Sementara Ketua MUI Tulungagung, KH Mashadi Mahfudz atau biasa dipanggil Gus Hadi mengatakan bahwa secara syar’i usia F memang belum akil baliq. Karenanya, jenis hukuman yang patut diterimanya adalah melanjutkan sekali sekolahnya. “Dikembalikan untuk dibina orangtua. Dan orangtuanya juga menyanggupinya,” ujarnya.
Gus Hadi berharap kasus ini jangan sampai terulang lagi. Sebab, agama khususnya menyangkut hal prinsip yang tidak bisa dicampuradukkan dengan gurauan. “Harapannya hal ini bisa menjadi jera,” ujarnya.
Luluk Wijiastuti (33) ibunda F mengakui, anaknya selama ini tinggal di Desa Tanggulkundung bersama orangtuanya. Sedangkan dirinya berdomisili di Kabupaten Ponorogo bersama suami keduanya.
“Anak saya putus sekolah MTs karena mengikuti teman temanya. Ia pindah swasta karena teman juga,” tuturnya.

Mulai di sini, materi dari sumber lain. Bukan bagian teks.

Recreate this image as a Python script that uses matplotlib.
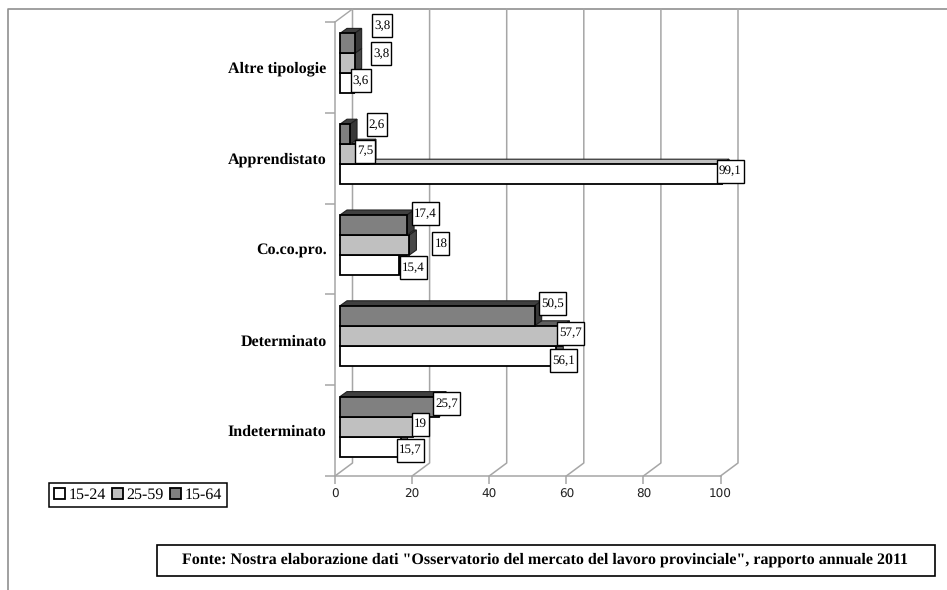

Sebagai orangtua, Luluk meminta maaf atas apa yang dilakukan putranya. Ia berencana membawa F ke Ponorogo dan berjanji akan bersungguh-sungguh membinanya. “Rencanaya juga akan saya masukkan ke pondok pesantren dekat rumah,” ujarnya.
Juru bicara Bapas Kediri, Ida Wening mengatakan, pihaknya akan terus melakukan pembinaan selama enam bulan. Setiap satu dua pekan sekali petugas akan datang ke rumah orangtua F. Jika pembinaan tidak mengubah perilakunya, secara hukum aparat hukum bisa mengalihkan status diversi F kembali ke pidana.
“Bisa disidangkan secara pidana bila memang pembinaan tidak mampu mengubah perilaku yang bersangkutan,” tegasnya.
Dalam kasus ini, Bapas mengatakan bahwa kasus Tulungagung merupakan yang pertama kalinya. Sebagian besar kasus anak yang meningkat selama bulan puasa adalah terkait pencurian, pelecehan seksual, dan perkelahian.